_WORK TO DO_
Scan the data for lines with "chart" and report the count by itself.

_MATERIALS PROVIDED_
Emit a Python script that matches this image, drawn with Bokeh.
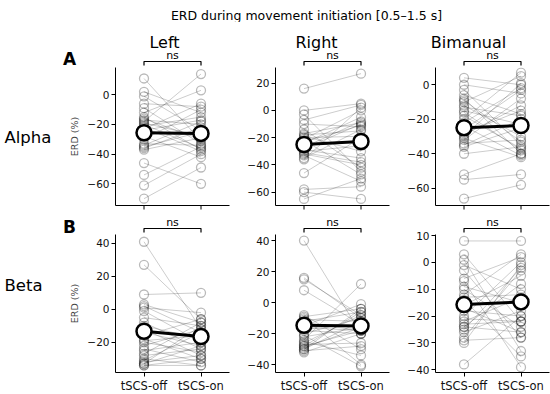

* * *

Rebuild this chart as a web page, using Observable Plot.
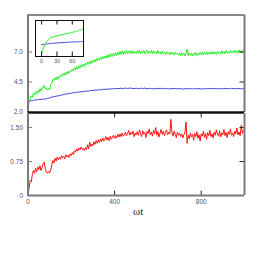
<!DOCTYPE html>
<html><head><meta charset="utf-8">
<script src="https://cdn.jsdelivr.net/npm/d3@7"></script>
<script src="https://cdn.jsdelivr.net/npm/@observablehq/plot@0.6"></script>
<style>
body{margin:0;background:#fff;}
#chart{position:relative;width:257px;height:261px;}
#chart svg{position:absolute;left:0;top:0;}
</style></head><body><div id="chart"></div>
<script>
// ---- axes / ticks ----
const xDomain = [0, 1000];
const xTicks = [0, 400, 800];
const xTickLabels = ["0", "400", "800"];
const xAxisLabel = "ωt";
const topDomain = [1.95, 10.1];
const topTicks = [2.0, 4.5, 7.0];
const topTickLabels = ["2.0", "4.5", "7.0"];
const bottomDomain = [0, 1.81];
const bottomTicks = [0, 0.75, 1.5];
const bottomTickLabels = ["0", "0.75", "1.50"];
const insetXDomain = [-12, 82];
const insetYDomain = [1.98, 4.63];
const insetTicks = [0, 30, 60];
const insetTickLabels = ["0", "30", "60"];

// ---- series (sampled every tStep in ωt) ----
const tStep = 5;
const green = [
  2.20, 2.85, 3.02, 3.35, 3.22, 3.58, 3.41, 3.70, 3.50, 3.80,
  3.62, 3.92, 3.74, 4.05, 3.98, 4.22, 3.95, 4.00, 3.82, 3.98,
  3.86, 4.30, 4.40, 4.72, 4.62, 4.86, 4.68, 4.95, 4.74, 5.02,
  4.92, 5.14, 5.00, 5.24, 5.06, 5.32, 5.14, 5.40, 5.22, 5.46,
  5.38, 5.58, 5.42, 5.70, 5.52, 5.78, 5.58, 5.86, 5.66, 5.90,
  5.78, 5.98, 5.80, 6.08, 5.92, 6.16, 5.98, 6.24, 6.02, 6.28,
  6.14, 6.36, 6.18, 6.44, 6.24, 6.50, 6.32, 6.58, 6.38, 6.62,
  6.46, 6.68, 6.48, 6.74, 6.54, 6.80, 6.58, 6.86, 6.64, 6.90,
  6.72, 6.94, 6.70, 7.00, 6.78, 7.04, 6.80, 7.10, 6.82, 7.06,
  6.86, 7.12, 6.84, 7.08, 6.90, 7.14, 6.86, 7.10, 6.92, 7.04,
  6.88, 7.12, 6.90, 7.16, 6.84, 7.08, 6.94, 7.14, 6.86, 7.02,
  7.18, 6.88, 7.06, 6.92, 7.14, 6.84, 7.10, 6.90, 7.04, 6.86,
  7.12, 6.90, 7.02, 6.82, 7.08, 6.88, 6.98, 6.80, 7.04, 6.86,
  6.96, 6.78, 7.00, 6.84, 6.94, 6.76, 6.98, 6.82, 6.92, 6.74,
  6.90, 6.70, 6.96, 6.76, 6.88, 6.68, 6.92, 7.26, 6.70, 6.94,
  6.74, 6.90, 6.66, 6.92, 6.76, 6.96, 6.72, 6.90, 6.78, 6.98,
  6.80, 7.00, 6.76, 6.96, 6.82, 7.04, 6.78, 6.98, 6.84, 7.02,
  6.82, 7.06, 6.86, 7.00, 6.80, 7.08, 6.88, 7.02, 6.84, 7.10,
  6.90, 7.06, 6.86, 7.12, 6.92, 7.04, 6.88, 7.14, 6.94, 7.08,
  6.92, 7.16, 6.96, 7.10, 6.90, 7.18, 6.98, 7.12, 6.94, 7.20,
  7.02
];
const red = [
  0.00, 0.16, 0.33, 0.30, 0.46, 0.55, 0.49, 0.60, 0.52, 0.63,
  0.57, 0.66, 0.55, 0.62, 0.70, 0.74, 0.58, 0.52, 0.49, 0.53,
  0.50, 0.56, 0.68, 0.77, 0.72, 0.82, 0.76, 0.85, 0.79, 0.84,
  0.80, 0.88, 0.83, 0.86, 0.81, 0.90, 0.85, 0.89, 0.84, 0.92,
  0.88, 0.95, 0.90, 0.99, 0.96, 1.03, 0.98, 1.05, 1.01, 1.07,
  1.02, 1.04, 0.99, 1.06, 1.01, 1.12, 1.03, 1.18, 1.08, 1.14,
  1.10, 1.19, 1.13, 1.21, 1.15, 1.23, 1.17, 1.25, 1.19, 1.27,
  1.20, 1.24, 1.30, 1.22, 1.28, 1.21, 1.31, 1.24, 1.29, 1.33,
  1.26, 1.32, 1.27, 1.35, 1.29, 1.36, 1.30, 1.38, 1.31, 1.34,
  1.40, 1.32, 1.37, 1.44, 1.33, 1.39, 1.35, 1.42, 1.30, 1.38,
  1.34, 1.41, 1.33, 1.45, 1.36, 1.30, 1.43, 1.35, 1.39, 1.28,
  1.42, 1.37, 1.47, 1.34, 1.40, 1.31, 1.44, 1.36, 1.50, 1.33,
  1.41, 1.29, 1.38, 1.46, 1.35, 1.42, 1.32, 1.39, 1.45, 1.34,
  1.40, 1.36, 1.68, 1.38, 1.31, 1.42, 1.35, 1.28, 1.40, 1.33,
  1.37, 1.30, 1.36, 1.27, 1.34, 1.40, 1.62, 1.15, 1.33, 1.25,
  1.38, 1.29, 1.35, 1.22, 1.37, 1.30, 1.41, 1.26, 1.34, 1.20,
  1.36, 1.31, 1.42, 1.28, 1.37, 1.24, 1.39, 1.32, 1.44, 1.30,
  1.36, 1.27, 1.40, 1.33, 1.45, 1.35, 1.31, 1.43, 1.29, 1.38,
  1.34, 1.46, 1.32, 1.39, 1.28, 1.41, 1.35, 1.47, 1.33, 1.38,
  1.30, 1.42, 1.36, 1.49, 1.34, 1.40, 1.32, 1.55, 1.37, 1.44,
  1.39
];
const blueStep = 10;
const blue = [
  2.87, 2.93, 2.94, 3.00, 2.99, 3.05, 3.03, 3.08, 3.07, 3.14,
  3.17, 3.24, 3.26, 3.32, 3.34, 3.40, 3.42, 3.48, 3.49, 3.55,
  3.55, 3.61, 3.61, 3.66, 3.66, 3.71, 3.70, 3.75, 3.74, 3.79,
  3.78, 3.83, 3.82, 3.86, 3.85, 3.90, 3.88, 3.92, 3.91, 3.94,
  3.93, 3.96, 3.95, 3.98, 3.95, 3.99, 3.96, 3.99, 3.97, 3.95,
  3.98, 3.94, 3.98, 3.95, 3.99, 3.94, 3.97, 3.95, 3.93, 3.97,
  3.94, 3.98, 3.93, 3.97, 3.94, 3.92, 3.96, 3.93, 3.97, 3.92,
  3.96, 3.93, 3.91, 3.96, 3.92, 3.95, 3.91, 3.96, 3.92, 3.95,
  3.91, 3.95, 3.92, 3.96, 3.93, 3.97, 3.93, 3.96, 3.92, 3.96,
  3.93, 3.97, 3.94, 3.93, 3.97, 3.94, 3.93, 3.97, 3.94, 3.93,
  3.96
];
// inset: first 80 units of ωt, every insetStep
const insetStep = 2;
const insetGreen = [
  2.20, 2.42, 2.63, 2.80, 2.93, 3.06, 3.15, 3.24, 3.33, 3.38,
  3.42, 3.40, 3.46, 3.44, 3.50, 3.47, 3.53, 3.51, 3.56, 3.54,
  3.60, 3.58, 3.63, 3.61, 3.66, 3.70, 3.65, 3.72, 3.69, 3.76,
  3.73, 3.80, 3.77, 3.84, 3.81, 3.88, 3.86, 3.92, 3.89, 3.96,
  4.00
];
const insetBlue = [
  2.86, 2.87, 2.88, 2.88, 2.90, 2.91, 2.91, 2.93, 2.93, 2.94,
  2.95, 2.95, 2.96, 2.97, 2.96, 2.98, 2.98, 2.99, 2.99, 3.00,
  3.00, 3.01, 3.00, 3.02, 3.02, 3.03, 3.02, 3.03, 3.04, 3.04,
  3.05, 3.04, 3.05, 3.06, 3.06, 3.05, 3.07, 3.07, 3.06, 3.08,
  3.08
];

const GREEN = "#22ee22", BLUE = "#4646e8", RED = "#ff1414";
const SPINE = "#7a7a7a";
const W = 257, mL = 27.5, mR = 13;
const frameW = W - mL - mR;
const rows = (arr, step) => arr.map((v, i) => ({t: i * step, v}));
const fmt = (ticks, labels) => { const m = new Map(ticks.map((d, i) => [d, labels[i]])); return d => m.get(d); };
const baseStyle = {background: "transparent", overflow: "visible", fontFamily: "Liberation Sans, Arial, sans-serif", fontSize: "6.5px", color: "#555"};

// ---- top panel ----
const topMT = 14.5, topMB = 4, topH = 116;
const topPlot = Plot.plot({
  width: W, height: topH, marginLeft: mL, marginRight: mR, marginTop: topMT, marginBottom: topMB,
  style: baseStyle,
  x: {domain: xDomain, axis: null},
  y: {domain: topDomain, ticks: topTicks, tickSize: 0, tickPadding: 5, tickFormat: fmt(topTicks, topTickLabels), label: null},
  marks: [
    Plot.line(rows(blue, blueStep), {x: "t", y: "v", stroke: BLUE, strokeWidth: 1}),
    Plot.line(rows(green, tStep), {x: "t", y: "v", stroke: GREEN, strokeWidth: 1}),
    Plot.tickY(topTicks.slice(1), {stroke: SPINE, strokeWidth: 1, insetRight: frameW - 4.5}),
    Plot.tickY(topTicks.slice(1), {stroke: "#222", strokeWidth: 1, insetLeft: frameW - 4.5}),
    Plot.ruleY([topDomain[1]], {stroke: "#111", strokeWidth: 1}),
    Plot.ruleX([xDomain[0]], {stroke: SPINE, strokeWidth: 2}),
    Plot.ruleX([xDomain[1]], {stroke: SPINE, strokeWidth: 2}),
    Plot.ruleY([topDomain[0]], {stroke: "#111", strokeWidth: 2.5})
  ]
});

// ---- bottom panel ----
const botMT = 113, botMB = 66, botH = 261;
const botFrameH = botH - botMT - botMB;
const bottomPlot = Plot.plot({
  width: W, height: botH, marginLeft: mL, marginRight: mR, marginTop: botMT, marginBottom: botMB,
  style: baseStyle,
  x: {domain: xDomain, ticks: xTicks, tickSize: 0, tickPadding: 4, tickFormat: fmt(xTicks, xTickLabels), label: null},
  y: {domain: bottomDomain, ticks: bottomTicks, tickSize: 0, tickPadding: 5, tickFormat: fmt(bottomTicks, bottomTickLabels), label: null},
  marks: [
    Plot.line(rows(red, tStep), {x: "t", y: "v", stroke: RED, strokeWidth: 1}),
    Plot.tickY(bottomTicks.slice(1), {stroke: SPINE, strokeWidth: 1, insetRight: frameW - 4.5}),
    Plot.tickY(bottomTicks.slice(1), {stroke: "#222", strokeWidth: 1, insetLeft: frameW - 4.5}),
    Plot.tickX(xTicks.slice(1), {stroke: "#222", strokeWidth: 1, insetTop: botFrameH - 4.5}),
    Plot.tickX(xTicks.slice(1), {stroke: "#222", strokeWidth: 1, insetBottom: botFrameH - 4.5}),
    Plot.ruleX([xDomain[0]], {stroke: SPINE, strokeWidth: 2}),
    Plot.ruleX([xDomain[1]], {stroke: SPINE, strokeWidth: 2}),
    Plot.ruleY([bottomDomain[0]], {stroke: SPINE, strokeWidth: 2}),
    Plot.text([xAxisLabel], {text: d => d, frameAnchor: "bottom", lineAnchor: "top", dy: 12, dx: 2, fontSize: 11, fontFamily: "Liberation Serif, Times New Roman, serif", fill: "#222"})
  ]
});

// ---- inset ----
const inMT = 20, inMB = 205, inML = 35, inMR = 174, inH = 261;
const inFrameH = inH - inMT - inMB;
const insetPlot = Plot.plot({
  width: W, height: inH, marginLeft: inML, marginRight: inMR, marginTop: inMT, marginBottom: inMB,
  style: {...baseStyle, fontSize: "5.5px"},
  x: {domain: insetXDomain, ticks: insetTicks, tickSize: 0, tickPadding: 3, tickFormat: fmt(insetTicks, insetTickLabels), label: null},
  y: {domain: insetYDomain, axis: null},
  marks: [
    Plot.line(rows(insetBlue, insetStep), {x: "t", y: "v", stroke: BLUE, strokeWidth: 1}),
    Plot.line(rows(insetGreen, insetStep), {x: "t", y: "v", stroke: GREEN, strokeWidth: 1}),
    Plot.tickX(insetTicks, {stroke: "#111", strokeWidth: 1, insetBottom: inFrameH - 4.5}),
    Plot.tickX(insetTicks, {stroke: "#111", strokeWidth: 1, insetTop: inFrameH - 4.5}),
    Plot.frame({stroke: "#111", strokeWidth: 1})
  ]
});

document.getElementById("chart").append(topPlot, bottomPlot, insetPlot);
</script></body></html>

_COMPLETED TASK_
5